The TCP KeepAlive (socket option SO_KEEPALIVE) is governed by three options—time after which the mechanism triggers, probing interval, and number of failed probes after which the connecting is declared broken.

Their defaults are:

  • tcp_keepalive_time = 7200
  • tcp_keepalive_intvl = 75
  • tcp_keepalive_probes = 9

Sending probes after 1¼ minutes sound reasonable, and declaring failure after 9 failed probes does as well, but what is the idea behind the initial time being 2 hours?

Even tcp(7) says

Note that underlying connection tracking mechanisms and application timeouts may be much shorter.

The main point of enabling keepalive is to prevent any stateful network elements from dropping the state information, but such elements tend to drop the connections in a couple of minutes. With some rate-limited servers, curl with short --keepalive-time seems to significantly improve reliability of downloads.

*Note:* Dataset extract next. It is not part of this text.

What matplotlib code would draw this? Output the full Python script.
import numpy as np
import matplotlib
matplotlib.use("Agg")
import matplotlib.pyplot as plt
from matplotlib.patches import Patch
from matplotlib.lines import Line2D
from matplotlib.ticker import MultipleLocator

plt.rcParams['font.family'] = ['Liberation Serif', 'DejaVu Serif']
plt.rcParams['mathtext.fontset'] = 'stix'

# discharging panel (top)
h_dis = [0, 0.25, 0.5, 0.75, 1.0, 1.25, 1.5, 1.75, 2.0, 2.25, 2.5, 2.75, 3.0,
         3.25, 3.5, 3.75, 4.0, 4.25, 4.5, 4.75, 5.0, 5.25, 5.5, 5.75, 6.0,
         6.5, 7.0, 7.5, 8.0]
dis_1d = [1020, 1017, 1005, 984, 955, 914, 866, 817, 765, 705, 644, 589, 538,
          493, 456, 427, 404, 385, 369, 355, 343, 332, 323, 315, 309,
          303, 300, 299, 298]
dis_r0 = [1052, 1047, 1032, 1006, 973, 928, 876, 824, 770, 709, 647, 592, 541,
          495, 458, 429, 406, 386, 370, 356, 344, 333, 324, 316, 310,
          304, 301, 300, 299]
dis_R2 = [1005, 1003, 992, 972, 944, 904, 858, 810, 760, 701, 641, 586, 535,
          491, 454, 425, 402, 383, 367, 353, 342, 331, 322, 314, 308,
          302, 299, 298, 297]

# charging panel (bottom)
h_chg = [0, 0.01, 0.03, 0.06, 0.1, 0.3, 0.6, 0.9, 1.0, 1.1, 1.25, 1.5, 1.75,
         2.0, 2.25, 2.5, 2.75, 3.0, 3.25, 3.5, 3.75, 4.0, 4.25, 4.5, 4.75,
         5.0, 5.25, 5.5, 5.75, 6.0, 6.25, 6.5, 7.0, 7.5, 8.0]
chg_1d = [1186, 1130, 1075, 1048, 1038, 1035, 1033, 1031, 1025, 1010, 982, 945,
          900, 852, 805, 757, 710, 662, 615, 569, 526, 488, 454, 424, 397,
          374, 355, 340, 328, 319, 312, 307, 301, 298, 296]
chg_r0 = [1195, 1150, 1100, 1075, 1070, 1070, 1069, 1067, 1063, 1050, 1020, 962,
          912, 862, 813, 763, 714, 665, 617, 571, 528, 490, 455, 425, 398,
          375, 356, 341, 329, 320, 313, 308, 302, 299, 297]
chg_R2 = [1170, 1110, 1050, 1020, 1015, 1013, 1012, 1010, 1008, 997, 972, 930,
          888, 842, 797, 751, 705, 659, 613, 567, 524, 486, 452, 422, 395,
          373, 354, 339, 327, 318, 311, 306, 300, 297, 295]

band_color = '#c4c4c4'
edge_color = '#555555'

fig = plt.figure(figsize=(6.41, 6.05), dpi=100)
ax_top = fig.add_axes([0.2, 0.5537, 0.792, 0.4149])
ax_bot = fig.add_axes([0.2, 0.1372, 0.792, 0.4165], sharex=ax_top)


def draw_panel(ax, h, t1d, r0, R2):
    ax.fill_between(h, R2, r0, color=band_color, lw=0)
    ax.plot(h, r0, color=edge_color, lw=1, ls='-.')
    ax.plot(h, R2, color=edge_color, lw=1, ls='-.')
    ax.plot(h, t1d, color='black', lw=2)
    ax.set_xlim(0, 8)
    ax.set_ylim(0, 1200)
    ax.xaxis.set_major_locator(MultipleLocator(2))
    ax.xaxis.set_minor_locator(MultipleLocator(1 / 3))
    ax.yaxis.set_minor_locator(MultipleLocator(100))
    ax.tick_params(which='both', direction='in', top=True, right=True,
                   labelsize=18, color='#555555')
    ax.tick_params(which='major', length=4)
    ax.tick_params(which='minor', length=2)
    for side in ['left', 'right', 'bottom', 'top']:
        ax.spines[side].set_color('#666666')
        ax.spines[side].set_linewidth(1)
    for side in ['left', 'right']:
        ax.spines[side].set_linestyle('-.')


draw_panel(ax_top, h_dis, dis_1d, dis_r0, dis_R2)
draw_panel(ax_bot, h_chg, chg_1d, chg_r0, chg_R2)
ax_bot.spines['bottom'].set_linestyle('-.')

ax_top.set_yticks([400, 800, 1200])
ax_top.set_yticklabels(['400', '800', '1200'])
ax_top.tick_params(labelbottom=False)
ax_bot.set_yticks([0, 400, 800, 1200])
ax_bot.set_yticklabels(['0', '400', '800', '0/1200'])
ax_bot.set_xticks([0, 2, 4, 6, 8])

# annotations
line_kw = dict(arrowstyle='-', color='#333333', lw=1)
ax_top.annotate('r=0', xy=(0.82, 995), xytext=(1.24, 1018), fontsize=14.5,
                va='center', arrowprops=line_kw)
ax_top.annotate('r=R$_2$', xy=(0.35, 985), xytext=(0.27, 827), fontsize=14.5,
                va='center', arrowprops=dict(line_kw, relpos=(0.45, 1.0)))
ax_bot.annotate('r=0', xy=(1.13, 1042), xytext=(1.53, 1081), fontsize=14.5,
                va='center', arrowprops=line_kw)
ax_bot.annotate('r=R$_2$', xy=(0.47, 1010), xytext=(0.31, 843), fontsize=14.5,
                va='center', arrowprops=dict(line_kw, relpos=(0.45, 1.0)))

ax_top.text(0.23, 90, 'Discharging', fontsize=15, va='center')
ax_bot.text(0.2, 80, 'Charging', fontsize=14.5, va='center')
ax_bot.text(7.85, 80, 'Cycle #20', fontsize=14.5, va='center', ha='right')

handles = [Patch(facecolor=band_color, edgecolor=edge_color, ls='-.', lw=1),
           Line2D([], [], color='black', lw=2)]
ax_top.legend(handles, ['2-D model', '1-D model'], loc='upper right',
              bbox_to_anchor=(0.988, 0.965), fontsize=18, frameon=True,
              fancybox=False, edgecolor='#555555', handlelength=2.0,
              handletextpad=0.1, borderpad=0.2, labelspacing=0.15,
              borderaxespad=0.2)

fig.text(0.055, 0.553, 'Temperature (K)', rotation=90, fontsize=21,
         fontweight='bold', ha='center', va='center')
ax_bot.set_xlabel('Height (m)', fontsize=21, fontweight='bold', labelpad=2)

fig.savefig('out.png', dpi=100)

So why is the default so long?

Best Answer

TCP Keep-alive was defined at a time when even the concept of firewall, let alone stateful firewall or NAT, was probably not widespread. From RFC 1122 (October 1989):

4.2.3.6 TCP Keep-Alives

Implementors MAY include "keep-alives" in their TCP
implementations, although this practice is not universally
accepted. If keep-alives are included, the application MUST
be able to turn them on or off for each TCP connection, and
they MUST default to off.

Keep-alive packets MUST only be sent when no data or
acknowledgement packets have been received for the
connection within an interval. This interval MUST be
configurable and MUST default to no less than two hours.

[...]

The main idea at the time wasn't about stateful information lost:

DISCUSSION:
A "keep-alive" mechanism periodically probes the other
end of a connection when the connection is otherwise
idle, even when there is no data to be sent. The TCP
specification does not include a keep-alive mechanism
because it could: (1) cause perfectly good connections
to break during transient Internet failures; (2)
consume unnecessary bandwidth ("if no one is using the
connection, who cares if it is still good?"); and (3)
cost money for an Internet path that charges for
packets
.

[...]

A TCP keep-alive mechanism should only be invoked in
server applications that might otherwise hang
indefinitely and consume resources unnecessarily if a
client crashes or aborts a connection during a network
failure.

I skimmed the updating RFCs, but couldn't fine mention of keep alives.